═════ Dataset content

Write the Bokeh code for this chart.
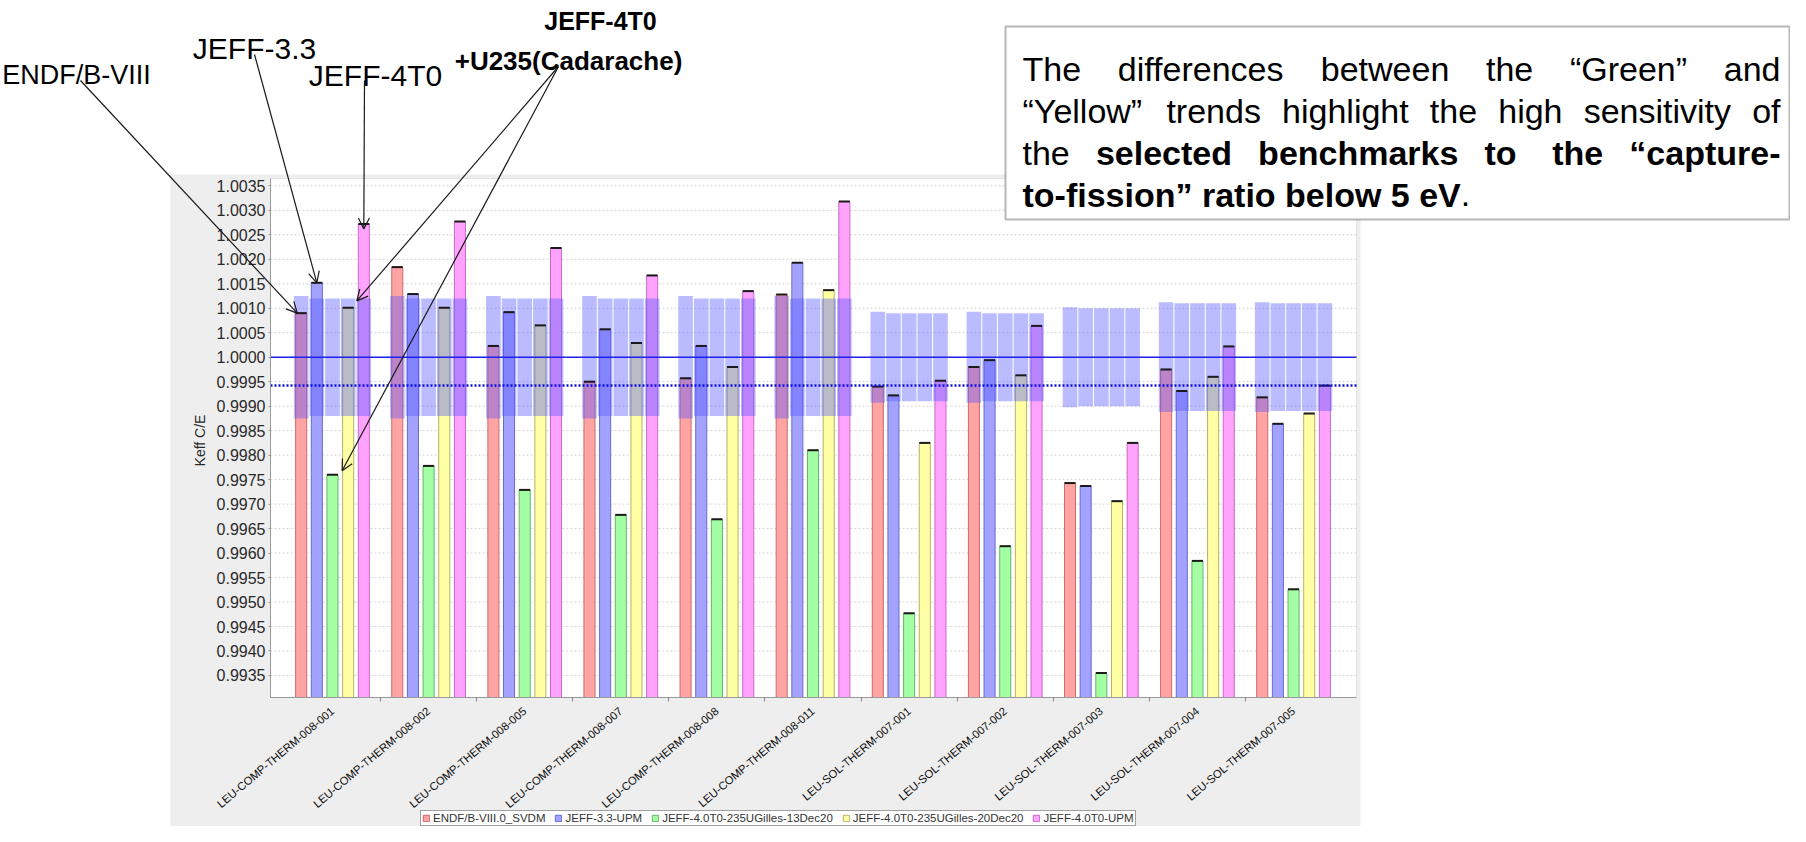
import math
import numpy as np
from bokeh.plotting import figure
from bokeh.models import (Range1d, FixedTicker, NumeralTickFormatter, Legend, LegendItem,
                          BoxAnnotation, Label, Arrow, OpenHead, ColumnDataSource)
from bokeh.embed import file_html
from bokeh.resources import INLINE

# ---------------- data ----------------
categories = ["LEU-COMP-THERM-008-001", "LEU-COMP-THERM-008-002", "LEU-COMP-THERM-008-005",
              "LEU-COMP-THERM-008-007", "LEU-COMP-THERM-008-008", "LEU-COMP-THERM-008-011",
              "LEU-SOL-THERM-007-001", "LEU-SOL-THERM-007-002", "LEU-SOL-THERM-007-003",
              "LEU-SOL-THERM-007-004", "LEU-SOL-THERM-007-005"]
series_names = ["ENDF/B-VIII.0_SVDM", "JEFF-3.3-UPM", "JEFF-4.0T0-235UGilles-13Dec20",
                "JEFF-4.0T0-235UGilles-20Dec20", "JEFF-4.0T0-UPM"]
endf_b8 = [1.00090, 1.00184, 1.00023, 0.99950, 0.99957, 1.00128, 0.99940, 0.99980, 0.99743, 0.99975, 0.99918]
jeff33 = [1.00152, 1.00129, 1.00092, 1.00057, 1.00023, 1.00193, 0.99922, 0.99994, 0.99737, 0.99931, 0.99864]
jeff4_13dec = [0.99760, 0.99778, 0.99729, 0.99678, 0.99669, 0.99810, 0.99477, 0.99614, 0.99355, 0.99584, 0.99526]
jeff4_20dec = [1.00101, 1.00101, 1.00065, 1.00029, 0.99980, 1.00137, 0.99825, 0.99963, 0.99706, 0.99960, 0.99885]
jeff4_upm = [1.00272, 1.00277, 1.00223, 1.00167, 1.00135, 1.00318, 0.99952, 1.00064, 0.99825, 1.00022, 0.99942]
series_values = [endf_b8, jeff33, jeff4_13dec, jeff4_20dec, jeff4_upm]
# benchmark uncertainty bands (around C/E = 1)
unc_endf = [0.00125, 0.00125, 0.00125, 0.00125, 0.00125, 0.00125, 0.00093, 0.00093, 0.00102, 0.00112, 0.00112]
unc_other = [0.00120, 0.00120, 0.00120, 0.00120, 0.00120, 0.00120, 0.00090, 0.00090, 0.00100, 0.00110, 0.00110]
reference_ce = 1.0
mean_ce = 0.99942
y_ticks = [0.9935, 0.9940, 0.9945, 0.9950, 0.9955, 0.9960, 0.9965, 0.9970, 0.9975, 0.9980, 0.9985,
           0.9990, 0.9995, 1.0000, 1.0005, 1.0010, 1.0015, 1.0020, 1.0025, 1.0030, 1.0035]

# ---------------- layout / styles ----------------
fills = ["#FFA3A3", "#A3A3FF", "#A3FFA3", "#FFFFA3", "#FFA3FF"]
lines = ["#D06A6A", "#6A6AD0", "#6AB46A", "#B4B46A", "#C46AC4"]
FONT = "Liberation Sans"

W, H = 1790, 826
PL, PT, PR, PB = 270, 178, 1356, 697          # plot area in canvas pixels
XLO, XHI = -0.645, 10.655                      # category axis extent
YLO, YHI = 0.99305, 1.00365                    # value axis extent
sx = (XHI - XLO) / (PR - PL)
sy = (YHI - YLO) / (PB - PT)

p = figure(width=W, height=H, output_backend="svg", toolbar_location=None,
           x_range=Range1d(XLO - PL * sx, XHI + (W - PR) * sx),
           y_range=Range1d(YLO - (H - PB) * sy, YHI + PT * sy),
           min_border=0, min_border_left=0, min_border_right=0, min_border_top=0, min_border_bottom=0,
           background_fill_color="white", border_fill_color="white", outline_line_color=None)
p.grid.visible = False

def cbox(l, r, t, b, **kw):
    return BoxAnnotation(left=l, right=r, top=t, bottom=b, left_units="canvas", right_units="canvas",
                         top_units="canvas", bottom_units="canvas", **kw)

# grey chart panel and white plot area
p.add_layout(cbox(170, 1360, 174, H, fill_color="#EEEEEE", fill_alpha=1, line_color=None, level="image"))
p.add_layout(cbox(PL, PR, PT, PB, fill_color="white", fill_alpha=1, line_color="#B8B8B8",
                  line_width=1, level="image"))

# dotted horizontal grid lines
p.segment(x0=XLO, x1=XHI, y0=y_ticks, y1=y_ticks, line_color="#D4D4D4", line_width=1, line_dash="2 2")

pitch = 0.163
bar_w = 0.115
band_w = 0.152
idx = np.arange(len(categories))
renderers = []
xs_all = []
for k, vals in enumerate(series_values):
    xs = idx + (k - 2) * pitch
    xs_all.append(xs)
    src = ColumnDataSource(dict(x=xs, top=vals))
    r = p.vbar(x="x", top="top", bottom=YLO, width=bar_w, source=src,
               fill_color=fills[k], line_color=lines[k], line_width=1)
    renderers.append(r)

# uncertainty bands drawn over the bars
for k in range(5):
    unc = np.array(unc_endf if k == 0 else unc_other)
    xs = xs_all[k]
    p.quad(left=xs - band_w / 2, right=xs + band_w / 2, top=reference_ce + unc, bottom=reference_ce - unc,
           fill_color="#5555FF", fill_alpha=0.40, line_color=None)

# black caps on bar tops
for k, vals in enumerate(series_values):
    xs = xs_all[k]
    p.segment(x0=xs - bar_w / 2, x1=xs + bar_w / 2, y0=vals, y1=vals, line_color="#1A1A1A", line_width=2)

p.segment(x0=[XLO], x1=[XHI], y0=[reference_ce], y1=[reference_ce], line_color="#2020F0", line_width=1.5)
p.segment(x0=[XLO], x1=[XHI], y0=[mean_ce], y1=[mean_ce], line_color="#1010E0", line_width=2.5,
          line_dash="2 2")

# axes (fixed inside the full-canvas frame)
p.yaxis.fixed_location = XLO
p.yaxis.bounds = (YLO, YHI)
p.yaxis.ticker = FixedTicker(ticks=y_ticks)
p.yaxis.formatter = NumeralTickFormatter(format="0.0000")
p.yaxis.major_label_text_font = FONT
p.yaxis.major_label_text_font_size = "16px"
p.yaxis.major_label_text_color = "#2A2A2A"
p.yaxis.axis_line_color = "#999999"
p.yaxis.major_tick_line_color = "#999999"
p.yaxis.major_tick_out = 2
p.yaxis.major_tick_in = 0
p.yaxis.minor_tick_line_color = None
p.yaxis.major_label_standoff = 3

p.xaxis.fixed_location = YLO
p.xaxis.bounds = (XLO, XHI)
p.xaxis.ticker = FixedTicker(ticks=list(idx), minor_ticks=[i + 0.5 for i in range(len(categories) - 1)])
p.xaxis.major_label_overrides = {int(i): c for i, c in zip(idx, categories)}
p.xaxis.major_label_orientation = 0.70
p.xaxis.major_tick_line_color = None
p.xaxis.minor_tick_out = 4
p.xaxis.minor_tick_in = 0
p.xaxis.minor_tick_line_color = "#888888"
p.xaxis.axis_line_color = "#999999"
p.xaxis.major_label_text_font = FONT
p.xaxis.major_label_text_font_size = "11.3px"
p.xaxis.major_label_text_color = "#111111"
p.xaxis.major_label_standoff = 6

p.add_layout(Label(x=199, y=440, x_units="canvas", y_units="canvas", text="Keff C/E",
                   angle=math.pi / 2, text_font=FONT, text_font_size="14px", text_color="#2A2A2A",
                   text_align="center", text_baseline="middle"))

legend = Legend(items=[LegendItem(label=n, renderers=[r]) for n, r in zip(series_names, renderers)],
                orientation="horizontal", location=(420, 0), label_text_font=FONT,
                label_text_font_size="11.5px", label_text_color="#333333", glyph_width=8, glyph_height=8,
                label_height=9, label_standoff=3, spacing=9, padding=1, margin=0,
                border_line_color="#444444", background_fill_color="white", background_fill_alpha=1)
p.add_layout(legend, "center")

# ---------------- annotations ----------------
def lab(text, x, y, size, bold=False, align="center", level="annotation"):
    p.add_layout(Label(x=x, y=y, x_units="canvas", y_units="canvas", text=text,
                       text_font=FONT, text_font_size=size,
                       text_font_style="bold" if bold else "normal", text_color="black",
                       text_align=align, text_baseline="alphabetic", level=level))

lab("ENDF/B-VIII", 76, 74, "27px")
lab("JEFF-3.3", 254, 48, "30px")
lab("JEFF-4T0", 375, 75, "30px")
lab("JEFF-4T0", 600, 20, "25px", bold=True)
lab("+U235(Cadarache)", 568, 60, "26px", bold=True)

def arrow(xs, ys, xe, ye):
    p.add_layout(Arrow(end=OpenHead(size=11, line_width=1.2, line_color="#1A1A1A"),
                       x_start=xs, y_start=ys, start_units="canvas",
                       x_end=xe, y_end=ye, end_units="data",
                       line_color="#1A1A1A", line_width=1.2))

arrow(80, 80, xs_all[0][0] - 0.04, endf_b8[0])
arrow(254, 54, xs_all[1][0], jeff33[0])
arrow(364, 80, xs_all[4][0], jeff4_upm[0] - 0.0001)
arrow(558, 66, xs_all[3][0] + 0.09, jeff4_20dec[0] + 0.00014)
arrow(558, 66, xs_all[2][0] + 0.10, jeff4_13dec[0] + 0.00008)

# text box
p.add_layout(cbox(1005, 1789, 26, 219, fill_color="white", fill_alpha=1, line_color="#111111",
                  line_width=2, level="overlay"))

REG = {' ': 278, '“': 333, '”': 333, '-': 333, '.': 278, '5': 556,
       'a': 556, 'b': 556, 'c': 500, 'd': 556, 'e': 556, 'f': 278, 'g': 556, 'h': 556, 'i': 222,
       'k': 500, 'l': 222, 'm': 833, 'n': 556, 'o': 556, 'p': 556, 'r': 333, 's': 500, 't': 278,
       'u': 556, 'v': 500, 'w': 722, 'y': 500, 'T': 611, 'G': 778, 'Y': 667, 'V': 667}
BLD = {' ': 278, '“': 500, '”': 500, '-': 333, '.': 278, '5': 556,
       'a': 556, 'b': 611, 'c': 556, 'd': 611, 'e': 556, 'f': 333, 'g': 611, 'h': 611, 'i': 278,
       'k': 556, 'l': 278, 'm': 889, 'n': 611, 'o': 611, 'p': 611, 'r': 389, 's': 556, 't': 333,
       'u': 611, 'v': 556, 'w': 778, 'y': 556, 'T': 611, 'G': 778, 'Y': 667, 'V': 667}
BOX_FS = 34

def tw(s, bold):
    tbl = BLD if bold else REG
    return sum(tbl.get(c, 556) for c in s) * BOX_FS / 1000.0

X0, X1 = 1022, 1780

def justified(words, y):
    widths = [tw(w, b) for w, b, _ in words]
    gaps = [g for _, _, g in words[1:]]
    free = (X1 - X0) - sum(widths)
    base = sum(gaps) * tw(" ", False)
    extra = (free - base) / len(gaps)
    x = X0
    for i, (w, b, g) in enumerate(words):
        if i > 0:
            x += g * tw(" ", False) + extra
        lab(w, x, y, f"{BOX_FS}px", bold=b, align="left", level="overlay")
        x += widths[i]

justified([("The", False, 0), ("differences", False, 1), ("between", False, 1), ("the", False, 1),
           ("“Green”", False, 1), ("and", False, 1)], 68)
justified([("“Yellow”", False, 0), ("trends", False, 1), ("highlight", False, 1), ("the", False, 1),
           ("high", False, 1), ("sensitivity", False, 1), ("of", False, 1)], 110)
justified([("the", False, 0), ("selected", True, 1), ("benchmarks", True, 1), ("to", True, 1),
           ("the", True, 2), ("“capture-", True, 1)], 152)
last = "to-fission” ratio below 5 eV"
lab(last, X0, 194, f"{BOX_FS}px", bold=True, align="left", level="overlay")
lab(".", X0 + tw(last, True), 194, f"{BOX_FS}px", bold=False, align="left", level="overlay")

open("out.html", "w", encoding="utf-8").write(file_html(p, INLINE))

══════════

> _Written task_:
Make an exact copy of the lines from the top of the material through the line with "from bokeh.resources import INLINE", pictures excluded.

> _Finished answer_:
Write the Bokeh code for this chart.
import math
import numpy as np
from bokeh.plotting import figure
from bokeh.models import (Range1d, FixedTicker, NumeralTickFormatter, Legend, LegendItem,
                          BoxAnnotation, Label, Arrow, OpenHead, ColumnDataSource)
from bokeh.embed import file_html
from bokeh.resources import INLINE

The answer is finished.